Short task: Repeat every line of the listing below exactly, minus the pictures.

###

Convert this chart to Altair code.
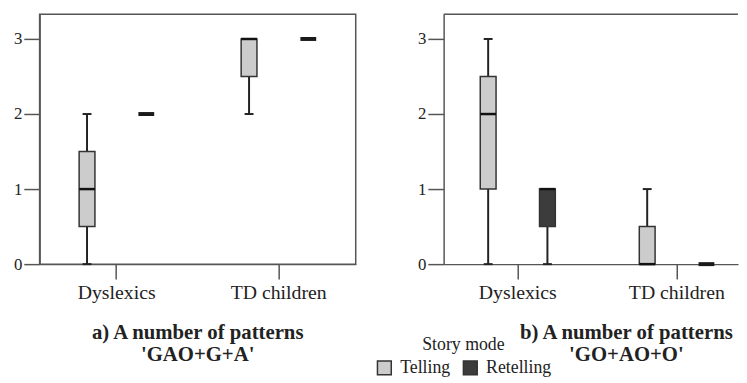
import altair as alt
import pandas as pd

groups = ["Dyslexics", "Dyslexics", "TD children", "TD children"]
modes = ["Telling", "Retelling", "Telling", "Retelling"]

# panel a) 'GAO+G+A'
a_min = [0, 2, 2, 3]
a_q1 = [0.5, 2, 2.5, 3]
a_med = [1, 2, 3, 3]
a_q3 = [1.5, 2, 3, 3]
a_max = [2, 2, 3, 3]

# panel b) 'GO+AO+O'
b_min = [0, 0, 0, 0]
b_q1 = [1, 0.5, 0, 0]
b_med = [2, 1, 0, 0]
b_q3 = [2.5, 1, 0.5, 0]
b_max = [3, 1, 1, 0]

y_ticks = [0, 1, 2, 3]
y_top = 3.33
group_order = ["Dyslexics", "TD children"]
mode_order = ["Telling", "Retelling"]
mode_colors = ["#cccccc", "#3c3c3c"]
title_a = ["a) A number of patterns", "'GAO+G+A'"]
title_b = ["b) A number of patterns", "'GO+AO+O'"]

FONT = "Liberation Serif"
LINE = "#555555"
INK = "#222222"


def make_df(lo, q1, med, q3, hi):
    return pd.DataFrame({"group": groups, "mode": modes, "lo": lo, "q1": q1,
                         "med": med, "q3": q3, "hi": hi})


y_axis = alt.Axis(title=None, values=y_ticks, format="d", tickSize=16, labelPadding=2,
                  domainColor=LINE, domainWidth=1.5, tickColor=LINE, tickWidth=1.5,
                  labelFontSize=17, labelFont=FONT, labelColor=INK, grid=False)
x_axis = alt.Axis(title=None, labelAngle=0, tickSize=15, labelPadding=4,
                  domainColor=LINE, domainWidth=1.5, tickColor=LINE, tickWidth=1.5,
                  labelFontSize=20, labelFont=FONT, labelColor=INK, grid=False)
y_scale = alt.Scale(domain=[0, y_top], nice=False, zero=True)


def panel(df, width, xscale, oscale, title_lines, title_dx, boxed):
    base = alt.Chart(df).encode(
        x=alt.X("group:N", sort=group_order, scale=xscale, axis=x_axis),
        xOffset=alt.XOffset("mode:N", sort=mode_order, scale=oscale),
    )

    def Y(f):
        return alt.Y(f, type="quantitative", scale=y_scale, axis=y_axis)

    whisk = base.mark_rule(strokeWidth=2, color=INK).encode(y=Y("lo"), y2="hi:Q")
    box = base.transform_filter("datum.q3 > datum.q1").mark_bar(
        stroke="#333333", strokeWidth=1.5, opacity=1).encode(
        y=Y("q1"), y2="q3:Q",
        color=alt.Color("mode:N", sort=mode_order,
                        scale=alt.Scale(domain=mode_order, range=mode_colors),
                        legend=alt.Legend(title="Story mode")))
    med = base.transform_filter("datum.q3 > datum.q1").mark_tick(
        orient="horizontal", size=16, thickness=2.5, color="#111111", opacity=1).encode(y=Y("med"))
    const = base.transform_filter("datum.q3 == datum.q1").mark_tick(
        orient="horizontal", size=16, thickness=4, color="#1a1a1a", opacity=1).encode(y=Y("med"))
    upcap = base.transform_filter("datum.hi > datum.q3").mark_tick(
        orient="horizontal", size=9, thickness=2, color=INK, opacity=1).encode(y=Y("hi"))
    locap = base.transform_filter("datum.lo < datum.q1").mark_tick(
        orient="horizontal", size=9, thickness=2, color=INK, opacity=1).encode(y=Y("lo"))
    layers = [whisk, box, med, const, upcap, locap]
    if not boxed:
        top = alt.Chart(pd.DataFrame({"top": [y_top]})).mark_rule(
            color=LINE, strokeWidth=1.5).encode(y=Y("top"))
        layers.append(top)
    ch = alt.layer(*layers).properties(
        width=width, height=253,
        title=alt.TitleParams(text=title_lines, orient="bottom", anchor="middle",
                              font=FONT, fontSize=21, fontWeight="bold", lineHeight=22,
                              offset=20, dx=title_dx, color=INK))
    if not boxed:
        ch = ch.properties(view=alt.ViewBackground(strokeOpacity=0))
    return ch


left = panel(make_df(a_min, a_q1, a_med, a_q3, a_max), 320,
             alt.Scale(paddingInner=0.049, paddingOuter=0),
             alt.Scale(paddingInner=0.7333, paddingOuter=0.667),
             title_a, 0, True)
right = panel(make_df(b_min, b_q1, b_med, b_q3, b_max), 298,
              alt.Scale(paddingInner=0.3, paddingOuter=0.0755, align=0.77),
              alt.Scale(paddingInner=0.7333, paddingOuter=0.306),
              title_b, 36, False)

chart = alt.hconcat(left, right, spacing=61).resolve_scale(
    x="independent", xOffset="independent"
).properties(
    padding={"left": 4, "top": 3, "right": 0, "bottom": 0}
).configure(font=FONT).configure_view(
    stroke=LINE, strokeWidth=1.5
).configure_legend(
    orient="none", legendX=340, legendY=326, direction="horizontal",
    titleFont=FONT, titleFontSize=18, titleFontWeight="normal", titleColor=INK,
    titleAnchor="middle", titlePadding=5, labelFont=FONT, labelFontSize=18,
    labelColor=INK, symbolType="square", symbolSize=196, symbolStrokeColor="#333333",
    symbolStrokeWidth=1.5, columnPadding=10, labelOffset=7, symbolOpacity=1
)

chart.save("out.html", embed_options={"renderer": "svg", "actions": False})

###

Exercise response:
Convert this chart to Altair code.
import altair as alt
import pandas as pd

groups = ["Dyslexics", "Dyslexics", "TD children", "TD children"]
modes = ["Telling", "Retelling", "Telling", "Retelling"]

# panel a) 'GAO+G+A'
a_min = [0, 2, 2, 3]
a_q1 = [0.5, 2, 2.5, 3]
a_med = [1, 2, 3, 3]
a_q3 = [1.5, 2, 3, 3]
a_max = [2, 2, 3, 3]

# panel b) 'GO+AO+O'
b_min = [0, 0, 0, 0]
b_q1 = [1, 0.5, 0, 0]
b_med = [2, 1, 0, 0]
b_q3 = [2.5, 1, 0.5, 0]
b_max = [3, 1, 1, 0]

y_ticks = [0, 1, 2, 3]
y_top = 3.33
group_order = ["Dyslexics", "TD children"]
mode_order = ["Telling", "Retelling"]
mode_colors = ["#cccccc", "#3c3c3c"]
title_a = ["a) A number of patterns", "'GAO+G+A'"]
title_b = ["b) A number of patterns", "'GO+AO+O'"]

FONT = "Liberation Serif"
LINE = "#555555"
INK = "#222222"


def make_df(lo, q1, med, q3, hi):
    return pd.DataFrame({"group": groups, "mode": modes, "lo": lo, "q1": q1,
                         "med": med, "q3": q3, "hi": hi})


y_axis = alt.Axis(title=None, values=y_ticks, format="d", tickSize=16, labelPadding=2,
                  domainColor=LINE, domainWidth=1.5, tickColor=LINE, tickWidth=1.5,
                  labelFontSize=17, labelFont=FONT, labelColor=INK, grid=False)
x_axis = alt.Axis(title=None, labelAngle=0, tickSize=15, labelPadding=4,
                  domainColor=LINE, domainWidth=1.5, tickColor=LINE, tickWidth=1.5,
                  labelFontSize=20, labelFont=FONT, labelColor=INK, grid=False)
y_scale = alt.Scale(domain=[0, y_top], nice=False, zero=True)


def panel(df, width, xscale, oscale, title_lines, title_dx, boxed):
    base = alt.Chart(df).encode(
        x=alt.X("group:N", sort=group_order, scale=xscale, axis=x_axis),
        xOffset=alt.XOffset("mode:N", sort=mode_order, scale=oscale),
    )

    def Y(f):
        return alt.Y(f, type="quantitative", scale=y_scale, axis=y_axis)

    whisk = base.mark_rule(strokeWidth=2, color=INK).encode(y=Y("lo"), y2="hi:Q")
    box = base.transform_filter("datum.q3 > datum.q1").mark_bar(
        stroke="#333333", strokeWidth=1.5, opacity=1).encode(
        y=Y("q1"), y2="q3:Q",
        color=alt.Color("mode:N", sort=mode_order,
                        scale=alt.Scale(domain=mode_order, range=mode_colors),
                        legend=alt.Legend(title="Story mode")))
    med = base.transform_filter("datum.q3 > datum.q1").mark_tick(
        orient="horizontal", size=16, thickness=2.5, color="#111111", opacity=1).encode(y=Y("med"))
    const = base.transform_filter("datum.q3 == datum.q1").mark_tick(
        orient="horizontal", size=16, thickness=4, color="#1a1a1a", opacity=1).encode(y=Y("med"))
    upcap = base.transform_filter("datum.hi > datum.q3").mark_tick(
        orient="horizontal", size=9, thickness=2, color=INK, opacity=1).encode(y=Y("hi"))
    locap = base.transform_filter("datum.lo < datum.q1").mark_tick(
        orient="horizontal", size=9, thickness=2, color=INK, opacity=1).encode(y=Y("lo"))
    layers = [whisk, box, med, const, upcap, locap]
    if not boxed:
        top = alt.Chart(pd.DataFrame({"top": [y_top]})).mark_rule(
            color=LINE, strokeWidth=1.5).encode(y=Y("top"))
        layers.append(top)
    ch = alt.layer(*layers).properties(
        width=width, height=253,
        title=alt.TitleParams(text=title_lines, orient="bottom", anchor="middle",
                              font=FONT, fontSize=21, fontWeight="bold", lineHeight=22,
                              offset=20, dx=title_dx, color=INK))
    if not boxed:
        ch = ch.properties(view=alt.ViewBackground(strokeOpacity=0))
    return ch


left = panel(make_df(a_min, a_q1, a_med, a_q3, a_max), 320,
             alt.Scale(paddingInner=0.049, paddingOuter=0),
             alt.Scale(paddingInner=0.7333, paddingOuter=0.667),
             title_a, 0, True)
right = panel(make_df(b_min, b_q1, b_med, b_q3, b_max), 298,
              alt.Scale(paddingInner=0.3, paddingOuter=0.0755, align=0.77),
              alt.Scale(paddingInner=0.7333, paddingOuter=0.306),
              title_b, 36, False)

chart = alt.hconcat(left, right, spacing=61).resolve_scale(
    x="independent", xOffset="independent"
).properties(
    padding={"left": 4, "top": 3, "right": 0, "bottom": 0}
).configure(font=FONT).configure_view(
    stroke=LINE, strokeWidth=1.5
).configure_legend(
    orient="none", legendX=340, legendY=326, direction="horizontal",
    titleFont=FONT, titleFontSize=18, titleFontWeight="normal", titleColor=INK,
    titleAnchor="middle", titlePadding=5, labelFont=FONT, labelFontSize=18,
    labelColor=INK, symbolType="square", symbolSize=196, symbolStrokeColor="#333333",
    symbolStrokeWidth=1.5, columnPadding=10, labelOffset=7, symbolOpacity=1
)

chart.save("out.html", embed_options={"renderer": "svg", "actions": False})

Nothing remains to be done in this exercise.